A Common Language for Teenage Refugees
The music production workshop that's building futures
How do you bring together teens from countries all over the world? Perhaps, with music. Music Unite, a music production workshop for unaccompanied teenage refugees living in Berlin, is doing just that.
For the teens living in refugee shelters, music is a means of cultural expression, connection, and storytelling. Gaby D’Annunzio created Music Unite to help these kids connect with one another and also with the vibrant music scene in Berlin. After a successful first workshop, she’s started a fundraising campaign to keep the project running. We speak with Gaby about the project and the ways that she wants to provide a space for teens to use music as a common language to bridge cultural divides.
Tell us a bit about yourself and your project – how did the idea come to you? I’d been volunteering a lot and going to lectures when I met Ardjani Puig, a social worker who works with teenagers. We talked about doing workshops and something with music, and it all sort of stemmed from there really. I’ve got a friend that I work with, Jerónimo Puente, he taught music in Mexico, and we were talking about the idea of maybe doing a production workshop, so we all met up and brainstormed the idea. Ardjani proposed it to the kids and they were really excited about it.
We ran a trial workshop for a week and it was incredible how engaged and passionate they were already. One of the boys was already using Ableton, and one of them is an incredible MC. The idea of the first workshop was to get songs from their past or where they’re from and record bits of the songs and mix it to make a track. We produced two tracks in the first week and yeah, just based on how well they reacted to it and how much they wanted to learn we were like, ‘Okay, maybe we should do another workshop and keep it going!’
Can you tell us about the teenagers and the organisation you’re working with? The NGO we are working with, Evin e.v., has three different shelters around Berlin and they’ve got around 80 kids. They’re all kids that have come from Syria, Sri Lanka, Guinea, and Afghanistan without their families. They give them the support and housing they need and help them with all of their paperwork and stuff.

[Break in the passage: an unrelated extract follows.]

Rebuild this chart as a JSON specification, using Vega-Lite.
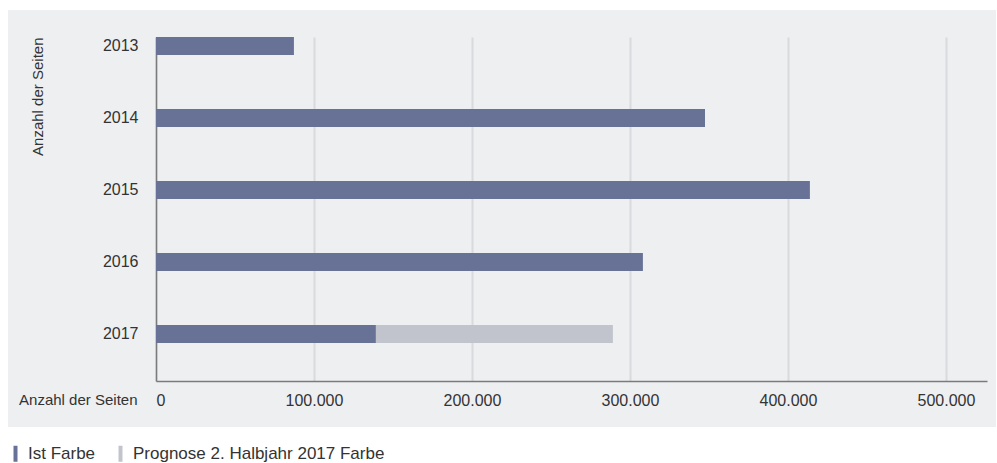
{
  "$schema": "https://vega.github.io/schema/vega-lite/v6.json",
  "autosize": "none",
  "width": 988,
  "height": 417,
  "padding": {"left": 8, "top": 10, "right": 1, "bottom": 36},
  "background": "#ffffff",
  "data": {
    "values": [
      {"year": "2013", "type": "Ist Farbe", "value": 87300},
      {"year": "2014", "type": "Ist Farbe", "value": 347500},
      {"year": "2015", "type": "Ist Farbe", "value": 413900},
      {"year": "2016", "type": "Ist Farbe", "value": 308200},
      {"year": "2017", "type": "Ist Farbe", "value": 139200},
      {"year": "2017", "type": "Prognose 2. Halbjahr 2017 Farbe", "value": 150000}
    ]
  },
  "encoding": {
    "y": {
      "field": "year",
      "type": "nominal",
      "sort": "ascending",
      "scale": {"range": [27, 371], "paddingInner": 0.75, "paddingOuter": 0.264, "align": 0},
      "axis": {
        "offset": -148,
        "ticks": false,
        "grid": false,
        "domainColor": "#7b7b7b",
        "domainWidth": 1.5,
        "labelPadding": 18,
        "labelFontSize": 16,
        "title": "Anzahl der Seiten",
        "titleAngle": -90,
        "titleX": -118.5,
        "titleY": 27,
        "titleAlign": "right",
        "titleBaseline": "middle"
      }
    }
  },
  "layer": [
    {
      "mark": {"type": "bar", "opacity": 0},
      "encoding": {
        "x": {
          "field": "value",
          "type": "quantitative",
          "stack": "zero",
          "axis": {
            "orient": "top",
            "values": [0, 100000, 200000, 300000, 400000, 500000],
            "grid": true,
            "gridColor": "#d9dadd",
            "gridWidth": 2,
            "domain": false,
            "ticks": false,
            "labels": false,
            "title": null
          }
        }
      }
    },
    {
      "mark": {"type": "bar"},
      "encoding": {
        "x": {
          "field": "value",
          "type": "quantitative",
          "stack": "zero",
          "scale": {"domain": [0, 526000], "range": [148, 979], "nice": false, "zero": true},
          "axis": {
            "orient": "bottom",
            "offset": -46,
            "values": [0, 100000, 200000, 300000, 400000, 500000],
            "labelExpr": "replace(format(datum.value, ','), ',', '.')",
            "ticks": false,
            "grid": false,
            "domainColor": "#7b7b7b",
            "domainWidth": 1.5,
            "labelPadding": 11,
            "labelFontSize": 16,
            "labelFlush": true,
            "labelBaseline": "top",
            "title": "Anzahl der Seiten",
            "titleX": 129,
            "titleY": 18,
            "titleAlign": "right",
            "titleBaseline": "middle",
            "titleAngle": 0
          }
        },
        "color": {
          "field": "type",
          "type": "nominal",
          "scale": {
            "domain": ["Ist Farbe", "Prognose 2. Halbjahr 2017 Farbe"],
            "range": ["#677296", "#c1c4cc"]
          },
          "legend": {
            "orient": "none",
            "direction": "horizontal",
            "legendX": -1,
            "legendY": 435,
            "title": null,
            "padding": 0,
            "symbolType": "M-0.25,-1H0.25V1H-0.25Z",
            "symbolSize": 256,
            "symbolStrokeWidth": 0,
            "labelOffset": 4,
            "labelLimit": 0,
            "columnPadding": 16,
            "labelFontSize": 17,
            "labelColor": "#333333",
            "labelFont": "Liberation Sans"
          }
        },
        "order": {"field": "type", "sort": "ascending"}
      }
    }
  ],
  "resolve": {"axis": {"x": "independent"}},
  "config": {
    "view": {"fill": "#eeeff1", "stroke": null},
    "axis": {
      "labelFont": "Liberation Sans",
      "labelFontSize": 16,
      "labelColor": "#333333",
      "titleFont": "Liberation Sans",
      "titleFontSize": 15,
      "titleFontWeight": "normal",
      "titleColor": "#333333"
    },
    "legend": {"labelFont": "Liberation Sans"}
  }
}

Occasionally they’ll try to organise things for them to do outside of school. It’s a really incredible organisation.
Berlin is such a cool city for electronic music and it’s really nice to be able to connect them to the scene here and give them an opportunity to make music. We probably wouldn’t have carried on doing another workshop if it hadn’t have been for how excited they were and so eager to learn. They just wanted more, so it stemmed from them really.
What I really like about making music is that music has no borders, you don't need a language to understand it. - Fahd, student, age 18
Can you tell us more about the teens’ backgrounds? They’re all boys actually, and they all have different stories. Some of them have run away from home, but a lot of them come here because of war back home and their families sent them to get a better life. It’s interesting that it’s only boys, because I think a lot of families in these situations wouldn’t send their daughters so they send two brothers together to come here. I didn’t actually talk to them much about what they’d been through or where they’d come from – the focus was on being positive, making music, and celebrating their experiences and music backgrounds.
Now what we’re trying to do is a class once a week, and the idea is that we’ll have guest people coming in and teaching them different parts of music production. Focusing on a compressor, for example. My friend UVB has donated a compressor that Daft Punk used so we’re going to play them the track and then show them how they can make it. We’ll do a hip hop class as well, because they’re really into hip hop, and then teach them lots of different things about music. The idea is to set them up with a studio so that they can go there and make music, because we realised when we did the first workshop that it was great that they were learning but they couldn’t go on and do anything with it, you know? So the idea really is that they can go there, use what they learned, and keep making music.